The liquefied natural gas (LNG) sector has been hit by severe project disruptions and delays to final investment decisions (FIDs) of 26 LNG export terminals globally, a report by Global Energy Monitor revealed Thursday.
The annual report entitled Nervous Money: Global LNG Terminals Update 2021 confirms that climate change, security concerns, the economic slowdown due to Covid-19, and feasibility concerns are among the main reasons leading to disruptions.
The report confirms that delayed LNG export terminals account for 38% of the 700 million tonnes per annum of export capacity under development worldwide.
The capacity of delayed export terminals total 265 million tonnes per annum, it said.

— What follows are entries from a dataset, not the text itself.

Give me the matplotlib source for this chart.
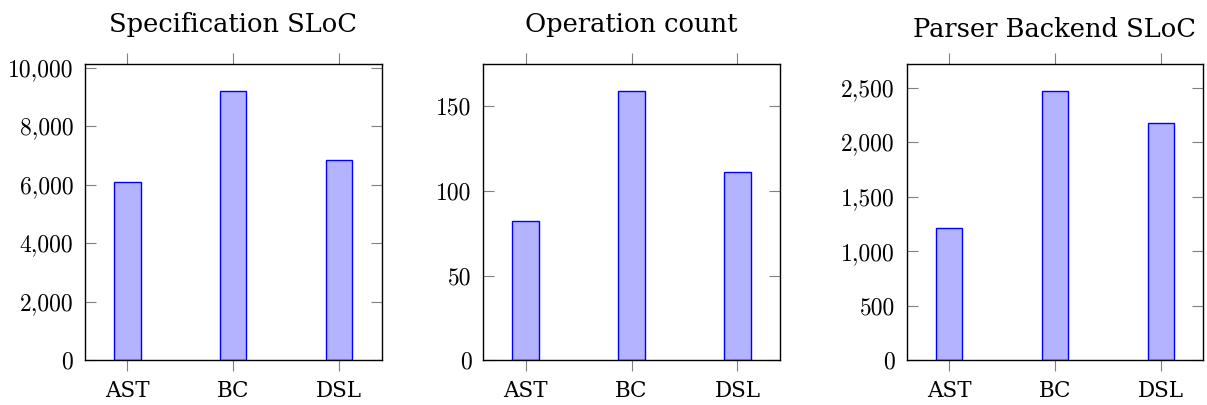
import matplotlib
matplotlib.use("Agg")
import matplotlib.pyplot as plt
from matplotlib.ticker import FixedLocator

categories = ["AST", "BC", "DSL"]
spec_sloc = [6090, 9200, 6830]
op_count = [82, 159, 111]
parser_sloc = [1215, 2470, 2175]

titles = ["Specification SLoC", "Operation count", "Parser Backend SLoC"]
series = [spec_sloc, op_count, parser_sloc]
yticks = [[0, 2000, 4000, 6000, 8000, 10000],
          [0, 50, 100, 150],
          [0, 500, 1000, 1500, 2000, 2500]]

W, H = 1207, 405
fig = plt.figure(figsize=(W / 100, H / 100), dpi=100)

lefts = [85, 483.3, 906.7]
width_px = 296.5
top_px, bottom_px = 64, 360.3
title_base = [31.7, 31.7, 36.7]

TITLE_FONT = "DejaVu Serif"
fill = "#b3b3ff"
edge = "#0000ff"
tickgray = "#808080"

for i in range(3):
    ax = fig.add_axes([lefts[i] / W, (H - bottom_px) / H, width_px / W,
                       (bottom_px - top_px) / H])
    x = list(range(len(categories)))
    ax.bar(x, series[i], width=0.25, color=fill, edgecolor=edge, linewidth=1.0, zorder=2)
    ax.set_xlim(-0.4, 2.4)
    ax.set_ylim(0, max(series[i]) * 1.1)
    ax.set_xticks(x)
    ax.set_xticklabels(categories, fontfamily=TITLE_FONT, fontsize=15.5)
    ax.yaxis.set_major_locator(FixedLocator(yticks[i]))
    ax.set_yticklabels([f"{v:,}" for v in yticks[i]], fontfamily="cmr10", fontsize=17)
    ax.tick_params(axis="x", direction="out", length=8, width=0.8, color=tickgray,
                   top=True, bottom=True, labeltop=False, pad=6)
    ax.tick_params(axis="y", direction="in", length=8, width=0.8, color=tickgray,
                   left=True, right=True, labelright=False, pad=8.5)
    for sp in ax.spines.values():
        sp.set_linewidth(1.0)
        sp.set_color("black")
    ax.text(0.5, 1 + (top_px - title_base[i]) / (bottom_px - top_px), titles[i],
            transform=ax.transAxes, ha="center", va="baseline",
            fontfamily=TITLE_FONT, fontsize=18.5)

fig.savefig("out.png", dpi=100)
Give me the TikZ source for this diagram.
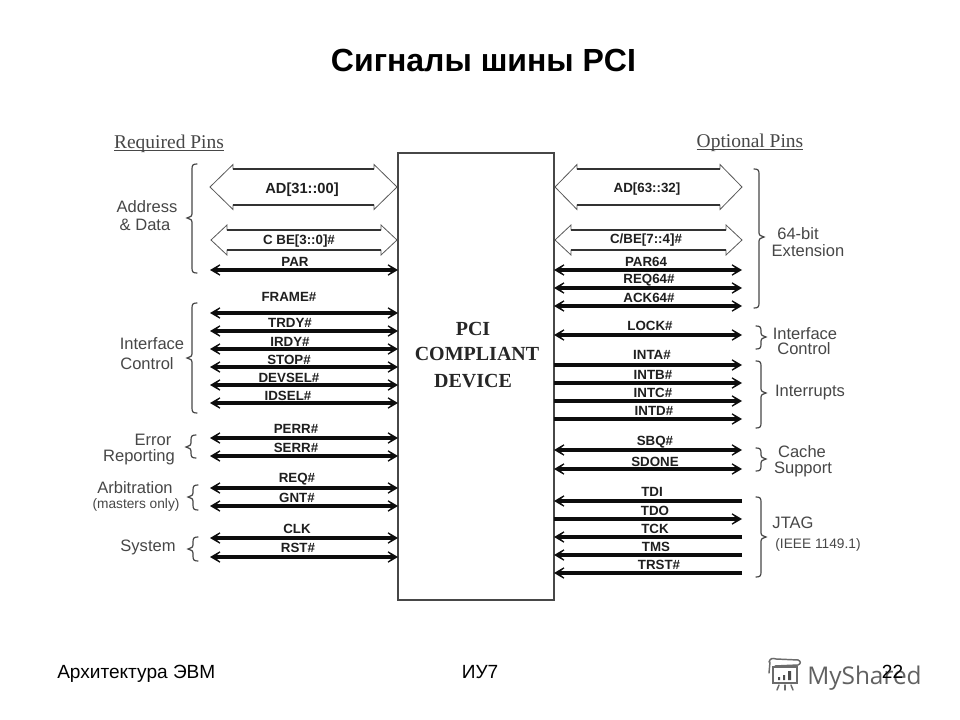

Total’s declaration of a force majeure on its Mozambique LNG terminal, following an attack by insurgents, has highlighted the vulnerability of terminals priced in the tens of billions of dollars, the report said.
'The cost overruns, scheduling delays, and high outage rate that plagued the LNG sector were further exacerbated in the past year by Covid-related workforce disruption.'
Only one LNG export project worldwide, the Costa Azul LNG terminal in Mexico, reached an FID in the past year.
- Opportunity narrows for more export capacity
For 64% of the global export capacity in construction or pre-construction, North America has the most troubled projects with 11 of the 26 LNG export terminals reporting FID delays or other serious disruptions.
According to the report, 'aggressive expansion of capacity in low-production-cost Qatar and the Russian Arctic has increased risks to US LNG export developers.”
Global Energy Monitor also noted in the report that once regarded as a potential climate solution, the LNG sector is increasingly seen as a climate problem particularly for European buyers.
The International Energy Agency (IEA) said last month that inter-regional LNG trade would need to decline rapidly after 2025 under a 2050 net-zero scenario.
'Those who are accustomed to thinking of infrastructure as a 'safe' investment may be in for a rocky ride with LNG terminals,' said Ted Nace, executive director of Global Energy Monitor.
He said the opportunity has narrowed for more export capacity to be built. North American projects have fallen behind as European buyers in particular see them as dirty due to their reliance on fracked gas. These projects also face stiff competition from Qatar and Russia, which have access to cheaper gas.
- LNG import capacity on growth
Nonetheless, LNG import capacity is continuing to expand rapidly, with enough projects in construction or pre-construction to increase global capacity by 70%.
'Of the capacity in construction or pre-construction, 32% is in China, 11% is in India, and 7% is in Thailand. Outside Asia, Brazil is a hotspot with 13 LNG import terminals in construction or pre-construction,' the report revealed.
The lead author of the report, Lydia Plante explained that LNG was sold to policymakers and investors as a safe, clean, secure bet, but these attributes have turned into liabilities, and this has been reflected in the IEA 2050 scenarios showing that LNG has no place in a climate-safe energy future.
'The sheer size of the projects has exposed investors to catastrophic losses,' she said.
'The industry has lost its climate halo, and the only question is whether the Biden Administration will waste precious political capital propping up potential white elephant projects,' she concluded.